The river gives until it cannot. And when it stops, everything that depended on it suffers. That is the film’s strongest argument, and it is a genuine one.
What limits it is the gap between argument and execution. A film can be about suffering without becoming an instrument of sustained manipulation. The distinction lies in whether the filmmaker trusts what is already unfolding to do its work on the audience, or whether they feel compelled to engineer every emotional response and secure every tear by any means available. The Boy Who Gave operates mostly in the second mode. Its single creative voice, undiluted from writing table to editing suite, produces a film that is convinced of its message from the very first frame and spends its entire runtime trying to make you feel that conviction rather than arrive at it yourself.

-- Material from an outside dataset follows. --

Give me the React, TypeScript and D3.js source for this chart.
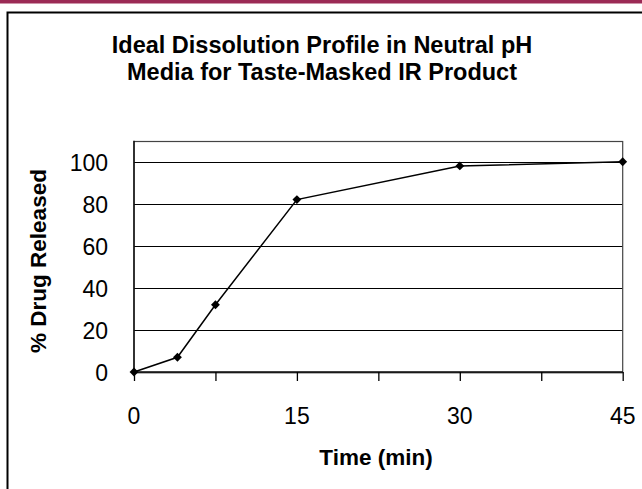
import { useEffect, useRef } from "react";
import * as d3 from "d3";

// dissolution data
const times = [0, 4, 7.5, 15, 30, 45];
const released = [0, 7, 32, 82, 98, 100];
const yTicks = [0, 20, 40, 60, 80, 100];
const xLabels = [0, 15, 30, 45];
const xTickMarks = [0, 7.5, 15, 22.5, 30, 37.5, 45];
const titleLines = ["Ideal Dissolution Profile in Neutral pH", "Media for Taste-Masked IR Product"];

const WIDTH = 642;
const HEIGHT = 489;
const PLOT = { left: 134, right: 622.7, top: 140.7, bottom: 372 };
const FONT = "'Liberation Sans', Arial, sans-serif";

const App = () => {
  const ref = useRef<SVGGElement>(null);

  const xScale = d3.scaleLinear().domain([0, 45]).range([PLOT.left, PLOT.right]);
  const yScale = d3.scaleLinear().domain([0, 110]).range([PLOT.bottom, PLOT.top]);

  useEffect(() => {
    const g = d3.select(ref.current);
    g.selectAll("*").remove();

    // gridlines
    g.append("g")
      .selectAll("line")
      .data(yTicks.filter((d) => d > 0))
      .join("line")
      .attr("x1", PLOT.left)
      .attr("x2", PLOT.right)
      .attr("y1", (d) => Math.round(yScale(d)) + 0.5)
      .attr("y2", (d) => Math.round(yScale(d)) + 0.5)
      .attr("stroke", "#000")
      .attr("stroke-width", 1);

    // plot box
    g.append("rect")
      .attr("x", PLOT.left)
      .attr("y", Math.round(PLOT.top) + 0.5)
      .attr("width", PLOT.right - PLOT.left)
      .attr("height", PLOT.bottom - PLOT.top)
      .attr("fill", "none")
      .attr("stroke", "#444")
      .attr("stroke-width", 1.2);

    // y axis (labels only, line drawn separately)
    const yAxis = d3.axisLeft(yScale).tickValues(yTicks).tickSize(0).tickPadding(26);
    const yg = g.append("g").attr("transform", `translate(${PLOT.left},0)`).call(yAxis);
    yg.select(".domain").remove();
    yg.selectAll("text")
      .attr("font-family", FONT)
      .attr("font-size", 23)
      .attr("fill", "#000")
      .attr("dy", "0.36em");

    g.append("line")
      .attr("x1", PLOT.left)
      .attr("x2", PLOT.left)
      .attr("y1", PLOT.top)
      .attr("y2", PLOT.bottom)
      .attr("stroke", "#000")
      .attr("stroke-width", 1.3);

    // x axis
    const xAxis = d3.axisBottom(xScale).tickValues(xTickMarks).tickSize(9).tickFormat(() => "");
    const xg = g.append("g").attr("transform", `translate(0,${PLOT.bottom})`).call(xAxis);
    xg.select(".domain").attr("stroke", "#000").attr("stroke-width", 1.3).attr("d", `M${PLOT.left},0H${PLOT.right}`);
    xg.selectAll(".tick line").attr("stroke", "#000").attr("stroke-width", 1.3);

    g.append("g")
      .selectAll("text")
      .data(xLabels)
      .join("text")
      .attr("x", (d) => xScale(d))
      .attr("y", 424)
      .attr("text-anchor", "middle")
      .attr("font-family", FONT)
      .attr("font-size", 23)
      .text((d) => d);

    // series
    const pts = times.map((t, i) => [t, released[i]] as [number, number]);
    const line = d3
      .line<[number, number]>()
      .x((d) => xScale(d[0]))
      .y((d) => yScale(d[1]));
    g.append("path")
      .attr("d", line(pts))
      .attr("fill", "none")
      .attr("stroke", "#000")
      .attr("stroke-width", 1.5);

    const diamond = d3.symbol().type(d3.symbolDiamond2).size(50);
    g.append("g")
      .selectAll("path")
      .data(pts)
      .join("path")
      .attr("transform", (d) => `translate(${xScale(d[0])},${yScale(d[1])})`)
      .attr("d", diamond())
      .attr("fill", "#000");
  }, []);

  return (
    <svg
      width={WIDTH}
      height={HEIGHT}
      style={{ position: "absolute", left: 0, top: 0, background: "#fff" }}
    >
      <rect x={0} y={0} width={WIDTH} height={3.5} fill="#9b2a55" />
      <rect x={7.5} y={12.5} width={WIDTH} height={HEIGHT} fill="#fff" stroke="#000" strokeWidth={2} />
      {titleLines.map((t, i) => (
        <text
          key={t}
          x={322}
          y={53 + i * 26.5}
          textAnchor="middle"
          fontFamily={FONT}
          fontWeight="bold"
          fontSize={23.5}
        >
          {t}
        </text>
      ))}
      <g ref={ref} />
      <text
        transform="translate(46,261) rotate(-90)"
        textAnchor="middle"
        fontFamily={FONT}
        fontWeight="bold"
        fontSize={22.5}
      >
        % Drug Released
      </text>
      <text x={376} y={465} textAnchor="middle" fontFamily={FONT} fontWeight="bold" fontSize={22.5}>
        Time (min)
      </text>
    </svg>
  );
};

export default App;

The result is a film of genuine weight and limited breath. It wants you to understand what it means to be born into a sentence. It just doesn’t always trust you to understand it without being shown it repeatedly, from every angle, until the credits roll and you sit there not quite sure whether what you’re feeling is grief or exhaustion.
Verdict
Watch The Boy Who Gave if you are a firstborn. Watch it with your family if your family has ever placed this kind of weight on one person’s shoulders. It is a necessary conversation in the shape of a film, and it opens doors that most Nollywood productions prefer to leave closed. Go in without the expectation of catharsis.
The film will not leave you feeling better. It will leave you thinking, which may be the more valuable outcome.